The Death of Mobile Flash

The Beginning of the End

Apple was the first to announce that it wouldn’t be supporting Flash on iOS. At the time of the announcement, Apple was severely criticized for not offering Flash support, as Flash was almost ubiquitous on the web.

Initially, when Android was still in its infancy, it was one of the few reasons, why anyone would choose Android over iOS. Flash support on Android pretty much sucked, but at least it was there.

It was assumed that Apple would see the error of its ways, and eventually work with Adobe to include Flash support on iOS, but that day never came.

Et Tu, Windows?

When Windows 8 was launched, Microsoft announced that it wouldn’t be supporting Flash support in the Metro view of Internet Explorer, which pretty much confirmed that even Microsoft didn’t believe Flash could ever perform well on mobile devices. Since the launch of Windows Phone, it was assumed that Flash would eventually come to the platform, but even that never happened.

Adobe Gives Up

Finally, around two weeks ago, Adobe gave up on Flash on mobile.

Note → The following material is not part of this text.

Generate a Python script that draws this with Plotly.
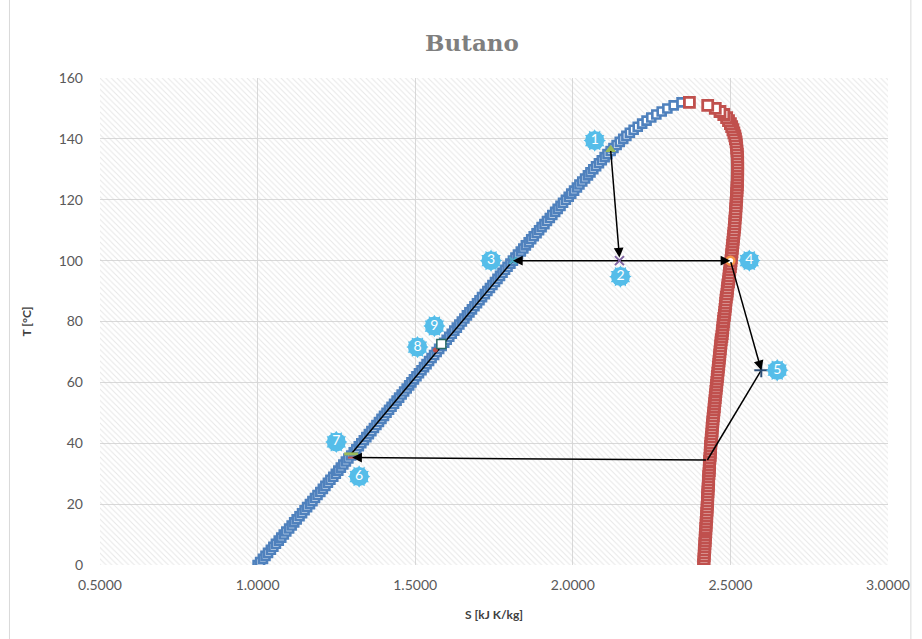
import plotly.graph_objects as go

# ---------------- saturation dome of butane (T in °C, s in kJ/kg K) ----------------
T_SAT = [
    0, 1, 2, 3, 4, 5, 6, 7, 8, 9,
    10, 11, 12, 13, 14, 15, 16, 17, 18, 19,
    20, 21, 22, 23, 24, 25, 26, 27, 28, 29,
    30, 31, 32, 33, 34, 35, 36, 37, 38, 39,
    40, 41, 42, 43, 44, 45, 46, 47, 48, 49,
    50, 51, 52, 53, 54, 55, 56, 57, 58, 59,
    60, 61, 62, 63, 64, 65, 66, 67, 68, 69,
    70, 71, 72, 73, 74, 75, 76, 77, 78, 79,
    80, 81, 82, 83, 84, 85, 86, 87, 88, 89,
    90, 91, 92, 93, 94, 95, 96, 97, 98, 99,
    100, 101, 102, 103, 104, 105, 106, 107, 108, 109,
    110, 111, 112, 113, 114, 115, 116, 117, 118, 119,
    120, 121, 122, 123, 124, 125, 126, 127, 128, 129,
    130, 131, 132, 133, 134, 135, 136, 137, 138, 139,
    140, 141, 142, 143, 144, 145, 146, 147, 148, 149,
    150, 151, 152,
]

S_LIQ = [
    1.000, 1.008, 1.017, 1.025, 1.033, 1.042, 1.050, 1.058, 1.067, 1.075,
    1.083, 1.091, 1.100, 1.108, 1.116, 1.124, 1.133, 1.141, 1.149, 1.157,
    1.166, 1.174, 1.182, 1.190, 1.199, 1.207, 1.215, 1.223, 1.231, 1.240,
    1.248, 1.256, 1.264, 1.272, 1.280, 1.288, 1.297, 1.305, 1.313, 1.321,
    1.329, 1.337, 1.345, 1.353, 1.361, 1.369, 1.377, 1.385, 1.393, 1.401,
    1.409, 1.417, 1.425, 1.433, 1.441, 1.449, 1.457, 1.465, 1.473, 1.481,
    1.488, 1.496, 1.504, 1.512, 1.520, 1.528, 1.536, 1.544, 1.552, 1.560,
    1.568, 1.576, 1.584, 1.592, 1.600, 1.608, 1.616, 1.624, 1.632, 1.640,
    1.648, 1.656, 1.664, 1.672, 1.680, 1.688, 1.696, 1.704, 1.712, 1.721,
    1.729, 1.737, 1.745, 1.753, 1.761, 1.769, 1.777, 1.785, 1.793, 1.802,
    1.810, 1.818, 1.826, 1.835, 1.843, 1.851, 1.860, 1.868, 1.876, 1.885,
    1.893, 1.901, 1.910, 1.918, 1.927, 1.935, 1.944, 1.952, 1.961, 1.969,
    1.978, 1.987, 1.995, 2.004, 2.013, 2.021, 2.030, 2.039, 2.048, 2.056,
    2.065, 2.074, 2.083, 2.092, 2.101, 2.110, 2.120, 2.129, 2.139, 2.149,
    2.160, 2.170, 2.181, 2.193, 2.206, 2.220, 2.234, 2.249, 2.265, 2.282,
    2.300, 2.320, 2.345,
]

S_VAP = [
    2.415, 2.416, 2.416, 2.417, 2.417, 2.418, 2.419, 2.419, 2.420, 2.420,
    2.421, 2.422, 2.422, 2.423, 2.423, 2.424, 2.425, 2.425, 2.426, 2.426,
    2.427, 2.427, 2.428, 2.428, 2.429, 2.429, 2.430, 2.430, 2.431, 2.431,
    2.432, 2.433, 2.433, 2.434, 2.434, 2.435, 2.436, 2.436, 2.437, 2.437,
    2.438, 2.439, 2.440, 2.441, 2.442, 2.442, 2.443, 2.444, 2.445, 2.446,
    2.447, 2.448, 2.449, 2.450, 2.451, 2.452, 2.453, 2.454, 2.455, 2.456,
    2.457, 2.458, 2.459, 2.460, 2.461, 2.462, 2.463, 2.464, 2.465, 2.466,
    2.467, 2.468, 2.469, 2.470, 2.471, 2.473, 2.474, 2.475, 2.476, 2.477,
    2.478, 2.479, 2.481, 2.482, 2.483, 2.484, 2.485, 2.486, 2.487, 2.489,
    2.490, 2.491, 2.492, 2.494, 2.495, 2.496, 2.497, 2.498, 2.500, 2.501,
    2.502, 2.503, 2.504, 2.505, 2.506, 2.507, 2.508, 2.509, 2.510, 2.511,
    2.512, 2.513, 2.514, 2.514, 2.515, 2.516, 2.517, 2.517, 2.518, 2.518,
    2.519, 2.520, 2.520, 2.521, 2.521, 2.522, 2.522, 2.522, 2.523, 2.523,
    2.523, 2.523, 2.523, 2.523, 2.522, 2.522, 2.521, 2.520, 2.519, 2.518,
    2.516, 2.514, 2.511, 2.508, 2.504, 2.500, 2.494, 2.488, 2.479, 2.467,
    2.452, 2.428, 2.370,
]

# ---------------- cycle state points ----------------
STATE_LABELS = ["1", "2", "3", "4", "5", "6", "7", "8", "9"]
STATE_S = [2.120, 2.148, 1.810, 2.500, 2.598, 1.300, 1.297, 1.564, 1.583]
STATE_T = [136.5, 100.0, 100.0, 100.0, 64.0, 35.3, 36.5, 70.6, 72.6]

# condenser inlet corner (on the vapour line, between 5 and 6)
CORNER_S = 2.427
CORNER_T = 34.5

# axes
X_RANGE = [0.5, 3.0]
Y_RANGE = [0, 160]
X_TICKS = [0.5, 1.0, 1.5, 2.0, 2.5, 3.0]
Y_TICKS = [0, 20, 40, 60, 80, 100, 120, 140, 160]

# figure geometry
W, H = 922, 639
ML, MR, MT, MB = 100, 30, 78, 74
PX_X = (W - ML - MR) / (X_RANGE[1] - X_RANGE[0])
PX_Y = (H - MT - MB) / (Y_RANGE[1] - Y_RANGE[0])

# badge offsets from each state point, in screen pixels (right, down)
BADGE_DX = [-16, 1, -22, 19, 16, 7, -15, -18, -7]
BADGE_DY = [-9, 16, 0, 0, 0, 19, -12, -3, -18]

BLUE = "#4f81bd"
RED = "#c0504d"
BADGE = "#55bde9"
FONT = "Lato, 'Open Sans', sans-serif"

fig = go.Figure()

# hatched plot background
fig.add_trace(go.Scatter(
    x=[X_RANGE[0], X_RANGE[1], X_RANGE[1], X_RANGE[0], X_RANGE[0]],
    y=[Y_RANGE[0], Y_RANGE[0], Y_RANGE[1], Y_RANGE[1], Y_RANGE[0]],
    mode="none", fill="toself", fillcolor="rgba(0,0,0,0)",
    fillpattern=dict(shape="\\", fgcolor="#cfcfcf", size=4, solidity=0.25),
    hoverinfo="skip", showlegend=False,
))

# saturated liquid line
fig.add_trace(go.Scatter(
    x=S_LIQ, y=T_SAT, mode="markers", name="Líquido saturado",
    marker=dict(symbol="square", size=8, color="white",
                line=dict(color=BLUE, width=2.6)),
    showlegend=False,
))
# saturated vapour line
fig.add_trace(go.Scatter(
    x=S_VAP, y=T_SAT, mode="markers", name="Vapor saturado",
    marker=dict(symbol="square", size=10, color="white",
                line=dict(color=RED, width=2.8)),
    showlegend=False,
))

# plain cycle segments (no arrowheads)
fig.add_trace(go.Scatter(
    x=[STATE_S[4], CORNER_S], y=[STATE_T[4], CORNER_T],
    mode="lines", line=dict(color="black", width=1.5),
    hoverinfo="skip", showlegend=False,
))
fig.add_trace(go.Scatter(
    x=[STATE_S[6], STATE_S[2]], y=[STATE_T[6], STATE_T[2]],
    mode="lines", line=dict(color="black", width=1.5),
    hoverinfo="skip", showlegend=False,
))

# state point markers
MARKERS = [
    dict(symbol="triangle-up", size=8, color="#9bbb59", line=dict(color="#9bbb59", width=1)),
    dict(symbol="x-thin", size=9, color="#8064a2", line=dict(color="#8064a2", width=2)),
    dict(symbol="x-thin", size=7, color="#4bacc6", line=dict(color="#4bacc6", width=2)),
    dict(symbol="circle", size=8, color="white", line=dict(color="#f79646", width=2.5)),
    dict(symbol="cross-thin", size=10, color="#2c4d75", line=dict(color="#2c4d75", width=2)),
    dict(symbol="line-ew", size=6, color=RED, line=dict(color=RED, width=2)),
    dict(symbol="line-ew", size=10, color="#9bbb59", line=dict(color="#9bbb59", width=3)),
    dict(symbol="circle", size=4, color=RED, line=dict(color=RED, width=1)),
    dict(symbol="square", size=9, color="white", line=dict(color="#2a6b67", width=1.5)),
]
for i, m in enumerate(MARKERS):
    fig.add_trace(go.Scatter(
        x=[STATE_S[i]], y=[STATE_T[i]], mode="markers", marker=m,
        name="Punto " + STATE_LABELS[i], showlegend=False,
    ))

# numbered badges (scalloped discs)
bx = [s + dx / PX_X for s, dx in zip(STATE_S, BADGE_DX)]
by = [t - dy / PX_Y for t, dy in zip(STATE_T, BADGE_DY)]
for ang in (0, 30):
    fig.add_trace(go.Scatter(
        x=bx, y=by, mode="markers",
        marker=dict(symbol="hexagram", size=17, angle=ang, color=BADGE, line=dict(width=0)),
        hoverinfo="skip", showlegend=False,
    ))
fig.add_trace(go.Scatter(
    x=bx, y=by, mode="markers+text", text=STATE_LABELS,
    textposition="middle center",
    textfont=dict(family=FONT, size=14, color="white"),
    marker=dict(symbol="circle", size=19, color=BADGE, line=dict(width=0)),
    hoverinfo="skip", showlegend=False,
))

# arrowed cycle segments
def arrow(x0, y0, x1, y1):
    fig.add_annotation(
        x=x1, y=y1, ax=x0, ay=y0, xref="x", yref="y", axref="x", ayref="y",
        text="", showarrow=True, arrowhead=2, arrowsize=1.3, arrowwidth=1.5,
        arrowcolor="black", standoff=0,
    )

arrow(STATE_S[0], STATE_T[0], STATE_S[1], STATE_T[1] + 1.0)
arrow(STATE_S[1], STATE_T[1], STATE_S[2], STATE_T[2])
arrow(STATE_S[1], STATE_T[1], STATE_S[3], STATE_T[3])
arrow(STATE_S[3], STATE_T[3], STATE_S[4], STATE_T[4])
arrow(CORNER_S, CORNER_T, STATE_S[5], STATE_T[5])

# light chart-area border
fig.add_shape(
    type="rect", xref="paper", yref="paper",
    x0=(9 - ML) / (W - ML - MR), x1=(915 - ML) / (W - ML - MR),
    y0=-(MB + 10) / (H - MT - MB), y1=1 + (MT + 10) / (H - MT - MB),
    line=dict(color="#d9d9d9", width=1), layer="below",
)

fig.update_layout(
    width=W, height=H,
    margin=dict(l=ML, r=MR, t=MT, b=MB),
    paper_bgcolor="white", plot_bgcolor="white",
    font=dict(family=FONT, color="#595959", size=14),
    title=dict(
        text="<b>Butano</b>", x=472 / W, xanchor="center", y=1 - 43 / H, yanchor="middle",
        xref="container", yref="container",
        font=dict(family="'DejaVu Serif', serif", size=23, color="#7f7f7f"),
    ),
    showlegend=False,
)
fig.update_xaxes(
    range=X_RANGE, tickvals=X_TICKS, tickformat=".4f",
    showgrid=True, gridcolor="#d9d9d9", gridwidth=1, zeroline=False, showline=False,
    ticks="", ticklabelstandoff=10, tickfont=dict(size=14, color="#595959"),
    title=dict(text="<b>S [kJ K/kg]</b>", font=dict(size=12, color="#404040"), standoff=18),
)
fig.update_yaxes(
    range=Y_RANGE, tickvals=Y_TICKS,
    showgrid=True, gridcolor="#d9d9d9", gridwidth=1, zeroline=False, showline=False,
    ticks="", ticklabelstandoff=16, tickfont=dict(size=14, color="#595959"),
    title=dict(text="<b>T [°C]</b>", font=dict(size=12, color="#404040"), standoff=24),
)

fig.write_html("out.html")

It announced that it would be ending all future development on Flash player for new mobile devices, and would instead focus on HTML 5. Here’s why: Why Adobe Had to Kill Flash for Mobile

Today, Google confirmed that Flash won’t be available for Android 4.0 Ice Cream Sandwich, the latest version of Android.

However, they also said this:

Flash hasn’t been released for ICS yet so as far as we know, Adobe will support Flash for ICS. Google

So we don’t really know whether or not Flash is going to be available on Ice Cream Sandwich, but it’s very likely that it won’t be.

With the top 3 mobile platforms – iOS, Android and Windows Phone – officially not supporting Flash anymore, it’s dead.

Maybe Steve Jobs was right all along. Flash was never meant for mobile.

Update: Adobe seems to have confirmed that it will ship Flash for Android 4.0 before the end of 2011, but that it will be its last Flash release for Android.